Taiwan Navy’s Subtle Hint to PLAN in a Video

Meanwhile, the National Chung-Shan Institute of Science and Technology (NCSIST) video shows road-mobile launchers carrying the HF-II and HF-III missiles. The Harpoon is shown being fired from a naval warship and the land launcher. It is unclear if two Harpoons were fired or if the one fired from the warships was a previous launch made part of this publicity material.

Footage of an overhead drone with a targeting reticule captures the Harpoon hitting the rear and the HF-II and HF-III striking the middle sections. Subsequent photos showed three holes on the target ship, color-coded to mark the left, center, and right-most holes punctured on the vessel’s hull to be made by the HF-III, HF-II, and Harpoon missiles.

Chinese Naval Drill Is Massive

A Global Times report, quoting a Japan Maritime Self-Defense Force (JMSDF) claim, said it spotted eight PLAN warships that sailed from the East China Sea (ECS) in two flotillas through the Miyako Strait into the western Pacific on September 11. This task force consisted of two Type 052D destroyers, two Type 054A frigates, and a Sovremenny-class destroyer in a first flotilla. The second flotilla comprised a Type 052C destroyer, a Type 052D destroyer, and another Sovremenny-class destroyer.

The eight Chinese vessels’ voyage from the East China Sea into the West Pacific coincided with the Shandong aircraft carrier group’s entry to the same region on the same day from the South China Sea.

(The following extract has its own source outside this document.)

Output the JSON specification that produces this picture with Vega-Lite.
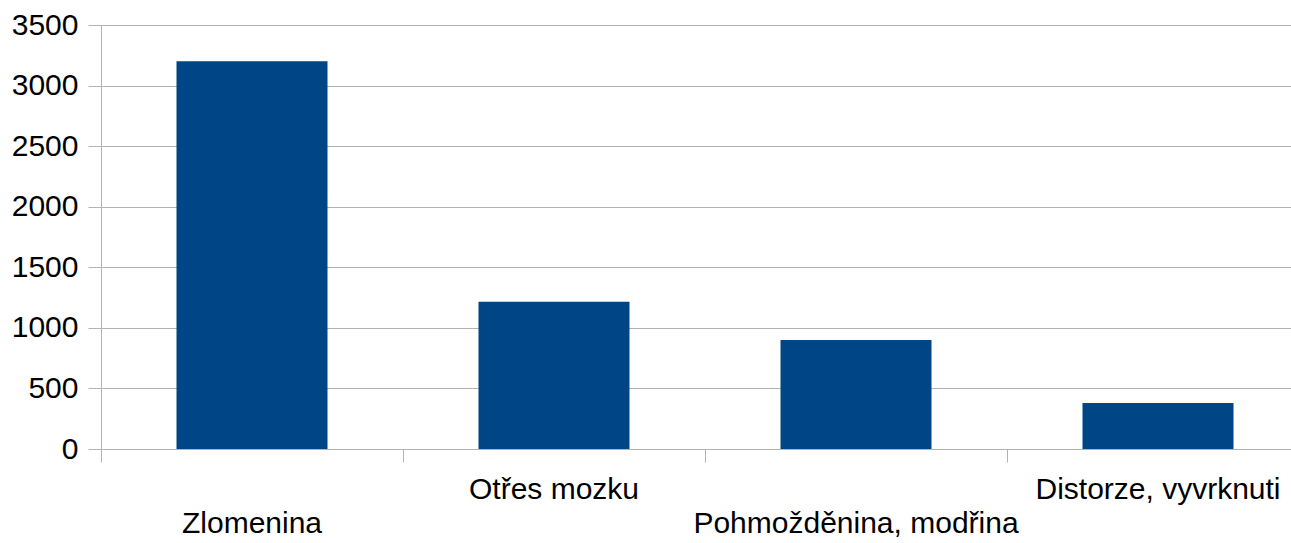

While the Shandong carrier group was 60 nautical miles southeast of Cape Eluanbi, the southernmost part of the Taiwan island, the other warships spotted by the JMSDF that sailed from the ECS might not have necessarily been part of the carrier’s flotilla.

Nevertheless, even if the warships do not join the carrier group, they still would be “operating in a coordinated manner as a part of the Shandong’s far sea exercise,” according to an unnamed expert quoted in the GT report. “Either situation would mean that the aircraft carrier Shandong is practicing new skills and tactics to enhance its combat capabilities,” the report added.